--- Start Data shown ---

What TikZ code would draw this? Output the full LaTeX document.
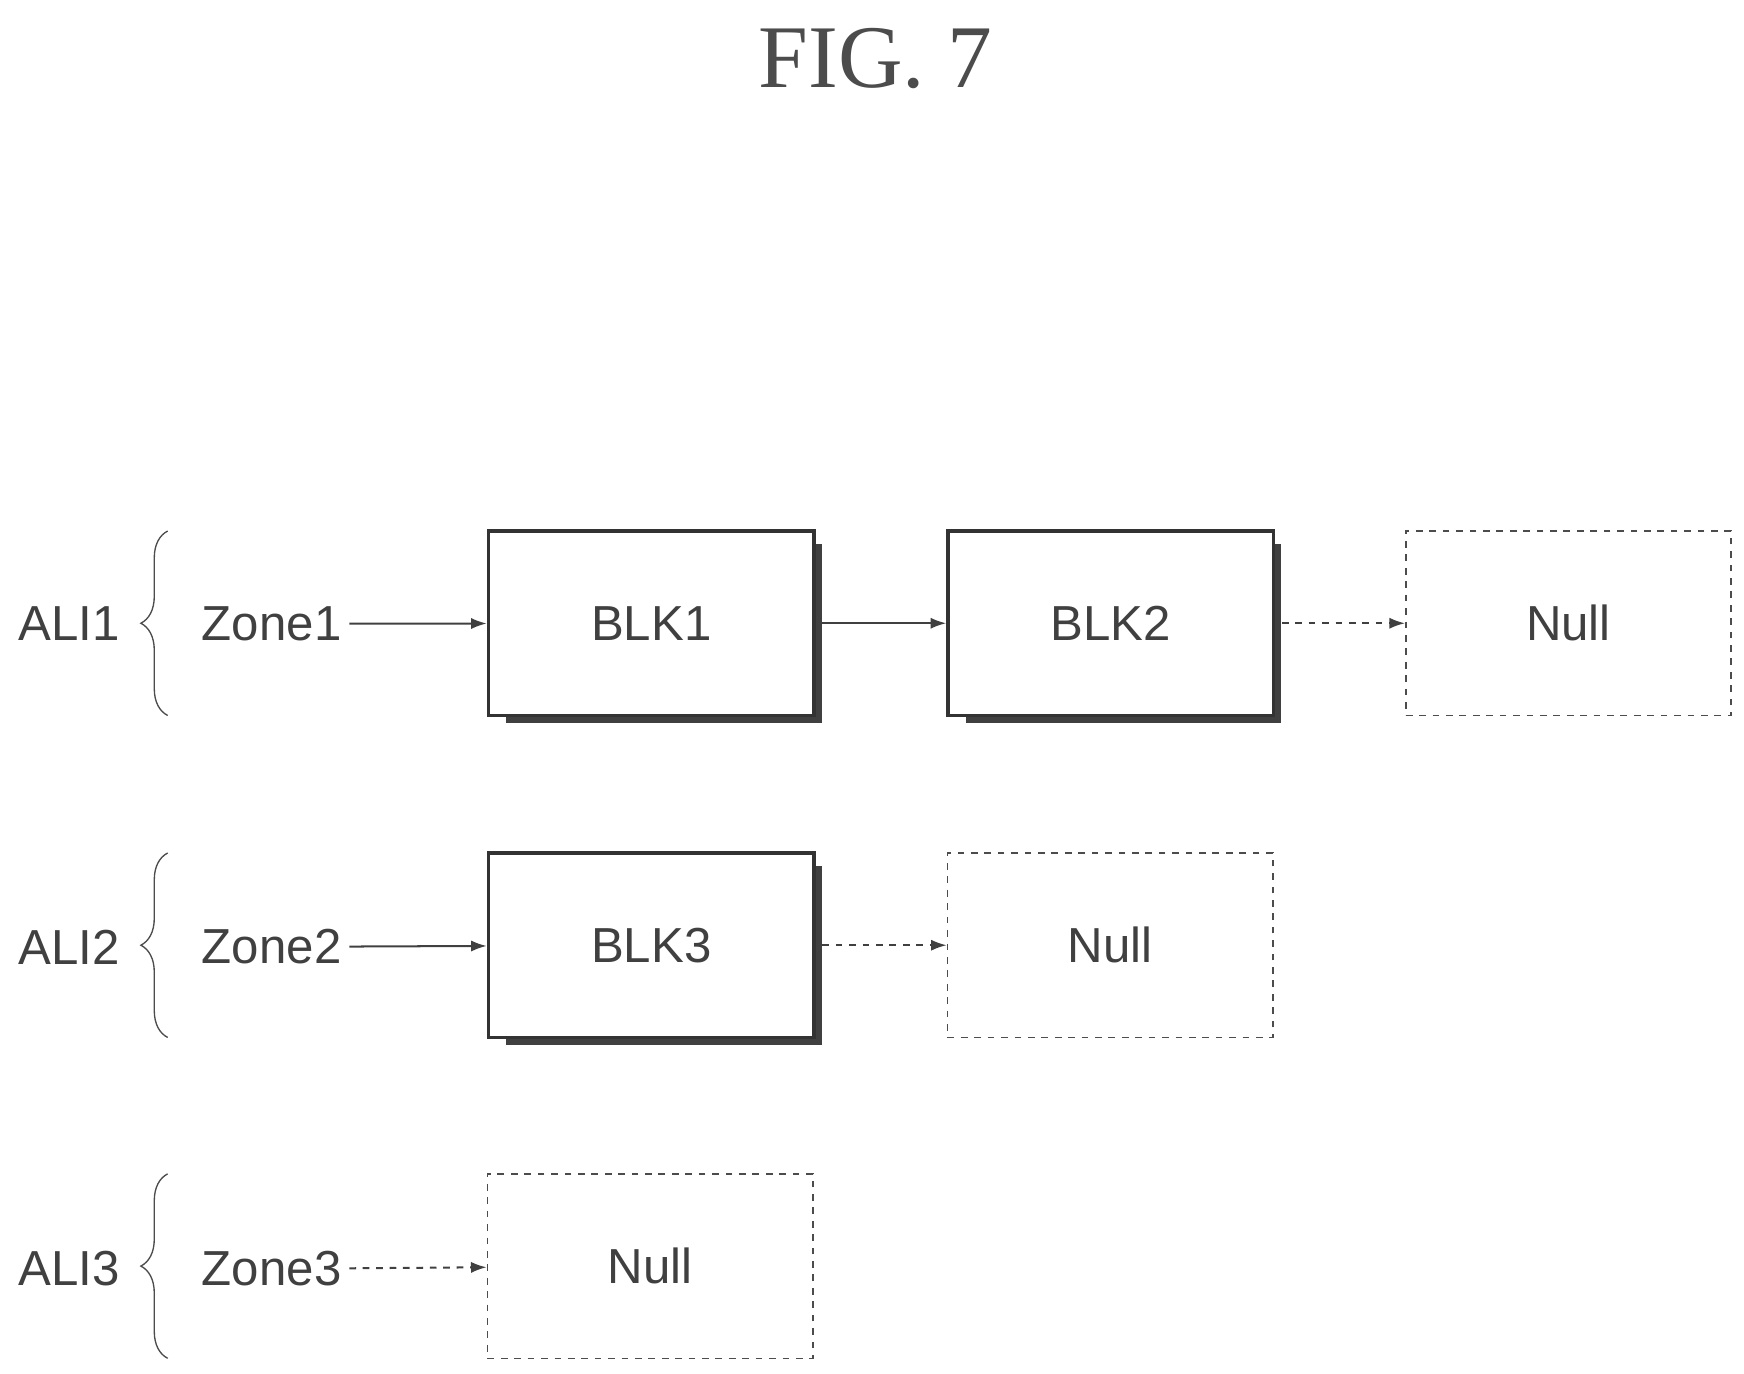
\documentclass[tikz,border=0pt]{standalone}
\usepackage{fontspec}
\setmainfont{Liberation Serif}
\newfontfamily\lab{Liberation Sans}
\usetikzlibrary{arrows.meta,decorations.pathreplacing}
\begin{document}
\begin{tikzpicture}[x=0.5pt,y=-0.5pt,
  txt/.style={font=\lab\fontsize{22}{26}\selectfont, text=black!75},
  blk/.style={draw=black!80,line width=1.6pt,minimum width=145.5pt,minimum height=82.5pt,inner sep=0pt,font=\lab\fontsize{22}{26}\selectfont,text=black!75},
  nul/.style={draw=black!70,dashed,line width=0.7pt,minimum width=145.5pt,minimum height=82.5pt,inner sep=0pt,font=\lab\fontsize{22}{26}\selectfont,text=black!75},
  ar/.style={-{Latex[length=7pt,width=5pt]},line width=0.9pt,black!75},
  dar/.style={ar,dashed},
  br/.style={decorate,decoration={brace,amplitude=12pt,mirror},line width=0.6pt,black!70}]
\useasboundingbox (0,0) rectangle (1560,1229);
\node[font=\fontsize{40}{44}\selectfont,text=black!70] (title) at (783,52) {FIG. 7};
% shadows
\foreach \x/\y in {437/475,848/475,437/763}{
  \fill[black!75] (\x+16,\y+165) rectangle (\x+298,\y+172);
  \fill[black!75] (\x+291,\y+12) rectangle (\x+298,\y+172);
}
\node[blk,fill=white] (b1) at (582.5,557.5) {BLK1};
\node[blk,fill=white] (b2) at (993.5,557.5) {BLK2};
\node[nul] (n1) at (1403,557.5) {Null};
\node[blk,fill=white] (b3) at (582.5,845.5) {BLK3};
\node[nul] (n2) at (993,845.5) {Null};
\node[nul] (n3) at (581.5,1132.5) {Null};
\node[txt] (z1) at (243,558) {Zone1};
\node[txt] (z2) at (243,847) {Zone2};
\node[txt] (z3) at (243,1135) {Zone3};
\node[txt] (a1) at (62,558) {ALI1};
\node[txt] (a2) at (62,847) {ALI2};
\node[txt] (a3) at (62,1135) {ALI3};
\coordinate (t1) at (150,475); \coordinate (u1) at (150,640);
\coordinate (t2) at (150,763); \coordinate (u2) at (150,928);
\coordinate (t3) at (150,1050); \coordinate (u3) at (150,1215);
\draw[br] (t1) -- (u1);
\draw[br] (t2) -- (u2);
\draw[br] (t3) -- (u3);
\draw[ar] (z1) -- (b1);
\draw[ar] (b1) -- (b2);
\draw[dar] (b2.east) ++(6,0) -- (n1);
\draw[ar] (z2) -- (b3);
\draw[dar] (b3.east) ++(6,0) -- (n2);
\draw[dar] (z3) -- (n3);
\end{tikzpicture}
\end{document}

--- End Data shown ---

■ What to do ■
Reply with only the number of lines in the material above where the string "draw" appears.

■ Exercise answer ■
12